The folks at the Good Good Good newsletter were part of a team of sociologists, urban planning scholar and emergency management specialists who worked alongside eight civilian volunteer search-and-rescue groups from Louisiana and Texas between 2017 and 2022 during and after hurricanes.
Something has changed in the past few years. They wrote:
“Following the landfall of Hurricane Katrina in the Gulf Coast region of the US in 2005, boat owners from northern Louisiana convoyed to New Orleans and the surrounding areas to assist in search and rescue (SAR) operations—earning the moniker the “Cajun Navy”. Like most emergent groups have been conceptualized in the past, this group of volunteers dissolved after boat operations were completed.”
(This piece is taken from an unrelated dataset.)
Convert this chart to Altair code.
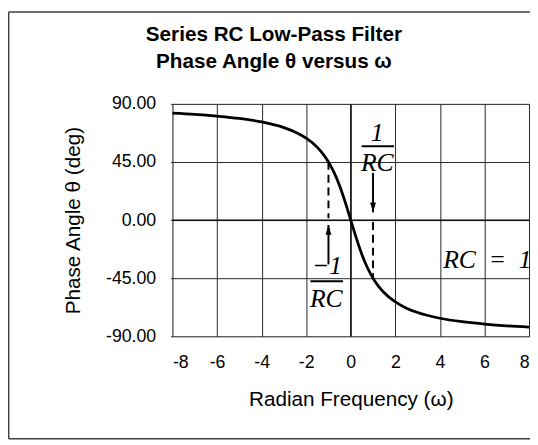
import altair as alt
import pandas as pd

# ---- data ----
omega = [-8, -7, -6, -5, -4, -3, -2.5, -2, -1.5, -1.25, -1, -0.75, -0.5, -0.25, 0,
         0.25, 0.5, 0.75, 1, 1.25, 1.5, 2, 2.5, 3, 4, 5, 6, 7, 8]
theta = [82.9, 81.9, 80.5, 78.7, 76.0, 71.6, 68.2, 63.4, 56.3, 51.3, 45.0, 36.9, 26.6, 14.0, 0.0,
         -14.0, -26.6, -36.9, -45.0, -51.3, -56.3, -63.4, -68.2, -71.6, -76.0, -78.7, -80.5, -81.9, -82.9]

x_ticks = [-8, -6, -4, -2, 0, 2, 4, 6, 8]
y_ticks = [-90, -45, 0, 45, 90]

title_lines = ["Series RC Low-Pass Filter", "Phase Angle \u03b8 versus \u03c9"]
x_title = "Radian Frequency (\u03c9)"
y_title = "Phase Angle \u03b8 (deg)"

# dashed guide lines (omega, from theta, to theta)
guide_w = [-1, 1]
guide_t1 = [45, -1.5]
guide_t2 = [1.5, -45]

# arrows (omega, tail theta, tip theta)
arrow_w = [-1, 1]
arrow_tail = [-34.3, 36.6]
arrow_tip = [-3.8, 6.0]
arrow_dir = ["up", "down"]

# annotation texts
ann_text = ["1", "RC", "\u22121", "RC"]
ann_w = [1.19, 1.19, -1.06, -1.1]
ann_t = [67.1, 44.2, -35.8, -61.0]
frac_w1 = [0.49, -1.81]
frac_w2 = [1.94, -0.35]
frac_t = [57.2, -47.3]
rc_text = ["RC\u00a0\u00a0=\u00a0\u00a01"]
rc_w = [4.15]
rc_t = [-31.3]

# ---- chart ----
W, H = 362, 236
xs = alt.Scale(domain=[-8, 8], nice=False, zero=False)
ys = alt.Scale(domain=[-90, 90], nice=False, zero=False)
GRID = "#262626"

xax = alt.Axis(
    values=x_ticks, title=x_title, grid=True, gridColor=GRID, gridWidth=1,
    domain=False, ticks=False, labelFont="Liberation Sans", labelFontSize=18,
    labelColor="black", labelPadding=27, labelBaseline="middle",
    labelExpr="'' + datum.value",
    titleFont="Liberation Sans", titleFontSize=21, titleFontWeight="normal",
    titleColor="black", titleX=W / 2, titleY=64, titleBaseline="middle",
    titleAlign="center")
yax = alt.Axis(
    values=y_ticks, title=y_title, grid=True, gridColor=GRID, gridWidth=1,
    domain=False, ticks=True, tickSize=2, tickColor=GRID,
    labelFont="Liberation Sans", labelFontSize=18, labelColor="black",
    labelPadding=15, labelExpr="replace(format(datum.value, '.2f'), '\u2212', '-')",
    titleFont="Liberation Sans", titleFontSize=21, titleFontWeight="normal",
    titleColor="black", titleX=-100, titleY=H / 2, titleAngle=-90,
    titleBaseline="middle", titleAlign="center")


def X(f):
    return alt.X(f, scale=xs, axis=xax)


def Y(f):
    return alt.Y(f, scale=ys, axis=yax)


curve_df = pd.DataFrame({"w": omega, "theta": theta})

curve = alt.Chart(curve_df).mark_line(
    color="black", strokeWidth=2.8, interpolate="monotone"
).encode(x=X("w:Q"), y=Y("theta:Q"))

zero_x = alt.Chart(pd.DataFrame({"w": [0]})).mark_rule(color="black", strokeWidth=1.2).encode(
    x=X("w:Q"))
zero_y = alt.Chart(pd.DataFrame({"theta": [0]})).mark_rule(color="black", strokeWidth=1.2).encode(
    y=Y("theta:Q"))

guides = alt.Chart(pd.DataFrame({"w": guide_w, "t1": guide_t1, "t2": guide_t2})).mark_rule(
    color="black", strokeWidth=2, strokeDash=[8, 5]
).encode(x=X("w:Q"), y=Y("t1:Q"), y2="t2:Q")

arrow_df = pd.DataFrame({"w": arrow_w, "tail": arrow_tail, "tip": arrow_tip, "dir": arrow_dir})
shafts = alt.Chart(arrow_df).mark_rule(color="black", strokeWidth=2).encode(
    x=X("w:Q"), y=Y("tail:Q"), y2="tip:Q")
heads_up = alt.Chart(arrow_df[arrow_df["dir"] == "up"]).mark_point(
    shape="M0,0L-0.6,2L0.6,2Z", filled=True, color="black", size=100, opacity=1
).encode(x=X("w:Q"), y=Y("tip:Q"))
heads_down = alt.Chart(arrow_df[arrow_df["dir"] == "down"]).mark_point(
    shape="M0,0L-0.6,-2L0.6,-2Z", filled=True, color="black", size=100, opacity=1
).encode(x=X("w:Q"), y=Y("tip:Q"))

ann = alt.Chart(pd.DataFrame({"txt": ann_text, "w": ann_w, "t": ann_t})).mark_text(
    font="Liberation Serif", fontStyle="italic", fontSize=26, color="black",
    align="center", baseline="middle"
).encode(x=X("w:Q"), y=Y("t:Q"), text="txt:N")
bars = alt.Chart(pd.DataFrame({"w1": frac_w1, "w2": frac_w2, "t": frac_t})).mark_rule(
    color="black", strokeWidth=2
).encode(x=X("w1:Q"), x2="w2:Q", y=Y("t:Q"))
rc = alt.Chart(pd.DataFrame({"txt": rc_text, "w": rc_w, "t": rc_t})).mark_text(
    font="Liberation Serif", fontStyle="italic", fontSize=26, color="black",
    align="left", baseline="middle"
).encode(x=X("w:Q"), y=Y("t:Q"), text="txt:N")

one = pd.DataFrame({"a": [0]})
title1 = alt.Chart(one).mark_text(
    font="Liberation Sans", fontWeight="bold", fontSize=21, color="black",
    align="center", baseline="middle"
).encode(x=alt.value(103), y=alt.value(-70), text=alt.value(title_lines[0]))
title2 = alt.Chart(one).mark_text(
    font="Liberation Sans", fontWeight="bold", fontSize=21, color="black",
    align="center", baseline="middle"
).encode(x=alt.value(103), y=alt.value(-42), text=alt.value(title_lines[1]))

frame_left = alt.Chart(one).mark_rule(color="#404040", strokeWidth=1.5).encode(
    x=alt.value(-166.3), y=alt.value(-93.3), y2=alt.value(340))
frame_top = alt.Chart(one).mark_rule(color="#404040", strokeWidth=1.5).encode(
    x=alt.value(-166.3), x2=alt.value(420), y=alt.value(-93.3))
frame_bottom = alt.Chart(one).mark_rule(color="#404040", strokeWidth=1.5).encode(
    x=alt.value(-166.3), x2=alt.value(420), y=alt.value(340))

chart = alt.layer(
    curve, zero_x, zero_y, guides, shafts, heads_up, heads_down, bars, ann, rc,
    title1, title2, frame_left, frame_top, frame_bottom
).properties(
    width=W, height=H,
    autosize=alt.AutoSizeParams(type="none"),
    padding={"left": 167, "top": 94, "right": 1, "bottom": 107},
).configure_view(
    stroke="#3c3c3c", strokeWidth=1
).configure(background="white")

chart.save("out.html", embed_options={"renderer": "svg", "actions": False})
“In August 2016, the greater Baton Rouge, Louisiana, US area experienced catastrophic flooding. Similar to 2005, boaters gathered to make rescues under the popular Cajun Navy name. In this instance, however, volunteers began to formalize and create official organizations and non-profits that lasted beyond 2016. This diverges completely from the prior conceptualization of emergent groups and volunteerism.”
There is a difference between disaster and non-disaster volunteerism, the researchers said. But there hasn’t been a lot of research on the differing motivations of these folks.
“While we volunteered with these organizations, we observed them in action and interviewed their leaders and volunteers to learn why they were making the time and taking personal risks to save others,” said Good Good Good. “Many cited their personal values, expressed their need to belong to a group, and said it had helped them find a sense of purpose.”